The full conversion pipeline from evaluation to output:

flowchart TD
    EM["evaluator::RuleMatch"]
    EM -- "from_evaluator_match" --> OM["output::MatchResult"]
    OM --> FT["format_text_output"]
    OM --> FJ["format_json_output"]
    OM --> FL["format_json_line_output"]

    style EM fill:#4a3000,stroke:#ffb74d,color:#e0e0e0
    style OM fill:#2a1a4a,stroke:#b39ddb,color:#e0e0e0
    style FT fill:#1b3d1b,stroke:#66bb6a,color:#e0e0e0
    style FJ fill:#1b3d1b,stroke:#66bb6a,color:#e0e0e0
    style FL fill:#1b3d1b,stroke:#66bb6a,color:#e0e0e0

When converting from the library’s top-level EvaluationResult:

flowchart TD
    LE["lib::EvaluationResult"]
    LE -- "from_library_result" --> OE["output::EvaluationResult"]
    OE --> FER["format_evaluation_result<br/>(text)"]
    OE --> JER["JsonOutput::from_evaluation_result<br/>(JSON)"]

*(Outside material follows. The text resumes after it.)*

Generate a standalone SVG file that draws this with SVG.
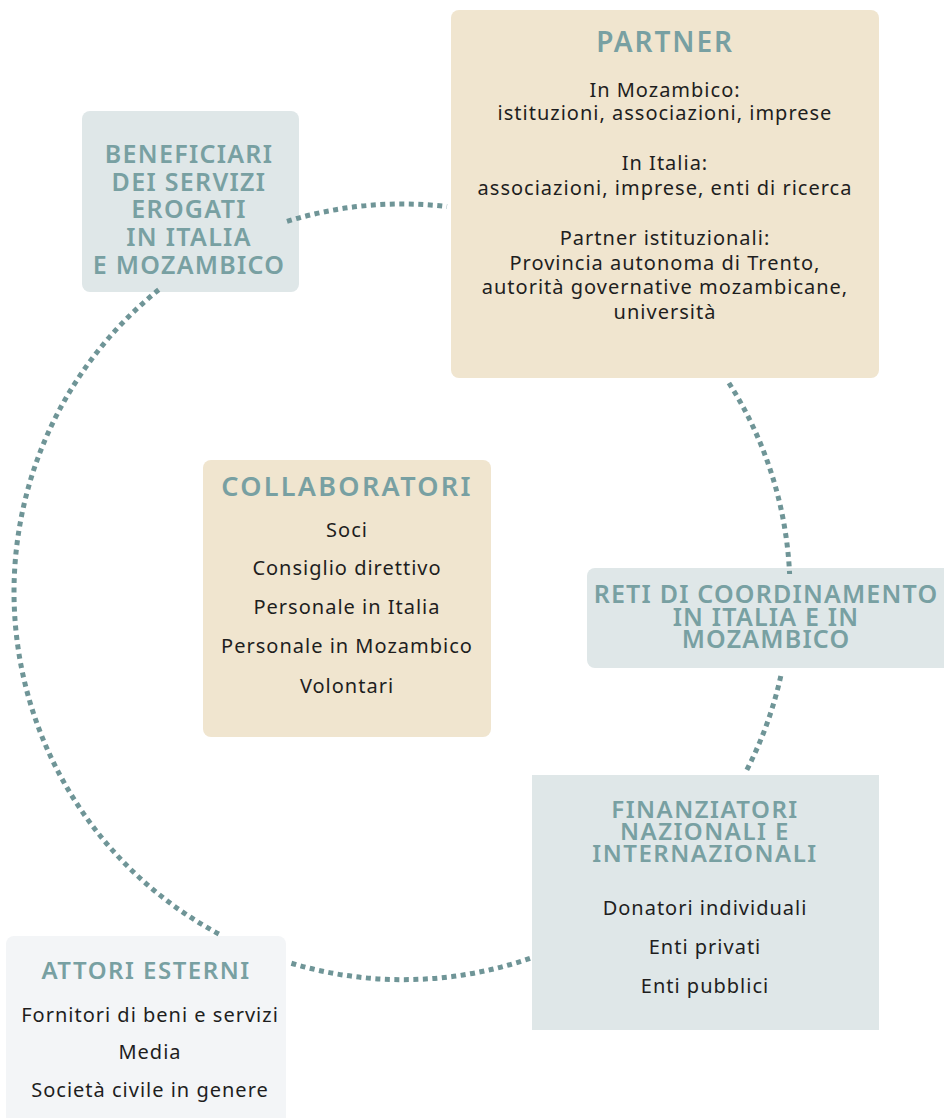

    style LE fill:#4a3000,stroke:#ffb74d,color:#e0e0e0
    style OE fill:#2a1a4a,stroke:#b39ddb,color:#e0e0e0
    style FER fill:#1b3d1b,stroke:#66bb6a,color:#e0e0e0
    style JER fill:#1b3d1b,stroke:#66bb6a,color:#e0e0e0

Serialization

All output types derive Serialize and Deserialize (via serde), enabling direct use with any serde-compatible format beyond JSON. The MatchResult, EvaluationResult, and EvaluationMetadata types in the output module are all fully serializable and round-trip through JSON without data loss.